— begin DATA —
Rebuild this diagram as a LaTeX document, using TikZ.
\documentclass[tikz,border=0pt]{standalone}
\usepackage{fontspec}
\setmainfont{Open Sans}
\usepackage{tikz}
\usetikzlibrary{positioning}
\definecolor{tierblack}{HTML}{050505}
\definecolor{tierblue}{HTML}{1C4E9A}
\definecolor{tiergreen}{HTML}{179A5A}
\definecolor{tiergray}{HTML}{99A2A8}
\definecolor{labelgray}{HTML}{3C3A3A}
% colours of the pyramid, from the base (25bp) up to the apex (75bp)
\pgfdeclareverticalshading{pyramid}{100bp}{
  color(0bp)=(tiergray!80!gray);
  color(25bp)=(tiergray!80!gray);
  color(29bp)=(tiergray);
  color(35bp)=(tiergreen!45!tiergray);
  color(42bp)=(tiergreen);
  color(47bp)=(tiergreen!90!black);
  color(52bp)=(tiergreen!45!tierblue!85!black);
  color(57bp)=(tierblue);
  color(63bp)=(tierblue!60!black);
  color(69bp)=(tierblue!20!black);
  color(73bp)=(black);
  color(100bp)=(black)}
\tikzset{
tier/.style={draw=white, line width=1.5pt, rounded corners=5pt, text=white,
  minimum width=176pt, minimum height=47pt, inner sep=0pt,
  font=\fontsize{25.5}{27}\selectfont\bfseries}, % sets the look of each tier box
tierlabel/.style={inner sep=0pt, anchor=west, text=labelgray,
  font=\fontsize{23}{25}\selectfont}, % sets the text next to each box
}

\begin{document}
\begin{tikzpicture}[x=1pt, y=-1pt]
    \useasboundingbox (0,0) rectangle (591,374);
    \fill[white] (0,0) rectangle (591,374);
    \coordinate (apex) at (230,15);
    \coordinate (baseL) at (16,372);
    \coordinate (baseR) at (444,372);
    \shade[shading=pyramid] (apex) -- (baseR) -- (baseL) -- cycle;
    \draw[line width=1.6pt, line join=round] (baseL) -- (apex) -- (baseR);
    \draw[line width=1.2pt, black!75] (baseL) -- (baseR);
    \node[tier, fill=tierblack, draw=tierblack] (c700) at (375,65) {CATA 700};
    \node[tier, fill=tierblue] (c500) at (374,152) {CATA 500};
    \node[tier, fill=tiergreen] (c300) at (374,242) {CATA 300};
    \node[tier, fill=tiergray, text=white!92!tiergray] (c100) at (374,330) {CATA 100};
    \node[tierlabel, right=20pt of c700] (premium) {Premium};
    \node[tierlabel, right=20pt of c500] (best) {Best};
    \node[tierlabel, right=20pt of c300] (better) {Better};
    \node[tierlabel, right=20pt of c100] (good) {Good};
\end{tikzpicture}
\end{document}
— end DATA —
Every line above needs to be retyped exactly.

Rebuild this diagram as a LaTeX document, using TikZ.
\documentclass[tikz,border=0pt]{standalone}
\usepackage{fontspec}
\setmainfont{Open Sans}
\usepackage{tikz}
\usetikzlibrary{positioning}
\definecolor{tierblack}{HTML}{050505}
\definecolor{tierblue}{HTML}{1C4E9A}
\definecolor{tiergreen}{HTML}{179A5A}
\definecolor{tiergray}{HTML}{99A2A8}
\definecolor{labelgray}{HTML}{3C3A3A}
% colours of the pyramid, from the base (25bp) up to the apex (75bp)
\pgfdeclareverticalshading{pyramid}{100bp}{
  color(0bp)=(tiergray!80!gray);
  color(25bp)=(tiergray!80!gray);
  color(29bp)=(tiergray);
  color(35bp)=(tiergreen!45!tiergray);
  color(42bp)=(tiergreen);
  color(47bp)=(tiergreen!90!black);
  color(52bp)=(tiergreen!45!tierblue!85!black);
  color(57bp)=(tierblue);
  color(63bp)=(tierblue!60!black);
  color(69bp)=(tierblue!20!black);
  color(73bp)=(black);
  color(100bp)=(black)}
\tikzset{
tier/.style={draw=white, line width=1.5pt, rounded corners=5pt, text=white,
  minimum width=176pt, minimum height=47pt, inner sep=0pt,
  font=\fontsize{25.5}{27}\selectfont\bfseries}, % sets the look of each tier box
tierlabel/.style={inner sep=0pt, anchor=west, text=labelgray,
  font=\fontsize{23}{25}\selectfont}, % sets the text next to each box
}

\begin{document}
\begin{tikzpicture}[x=1pt, y=-1pt]
    \useasboundingbox (0,0) rectangle (591,374);
    \fill[white] (0,0) rectangle (591,374);
    \coordinate (apex) at (230,15);
    \coordinate (baseL) at (16,372);
    \coordinate (baseR) at (444,372);
    \shade[shading=pyramid] (apex) -- (baseR) -- (baseL) -- cycle;
    \draw[line width=1.6pt, line join=round] (baseL) -- (apex) -- (baseR);
    \draw[line width=1.2pt, black!75] (baseL) -- (baseR);
    \node[tier, fill=tierblack, draw=tierblack] (c700) at (375,65) {CATA 700};
    \node[tier, fill=tierblue] (c500) at (374,152) {CATA 500};
    \node[tier, fill=tiergreen] (c300) at (374,242) {CATA 300};
    \node[tier, fill=tiergray, text=white!92!tiergray] (c100) at (374,330) {CATA 100};
    \node[tierlabel, right=20pt of c700] (premium) {Premium};
    \node[tierlabel, right=20pt of c500] (best) {Best};
    \node[tierlabel, right=20pt of c300] (better) {Better};
    \node[tierlabel, right=20pt of c100] (good) {Good};
\end{tikzpicture}
\end{document}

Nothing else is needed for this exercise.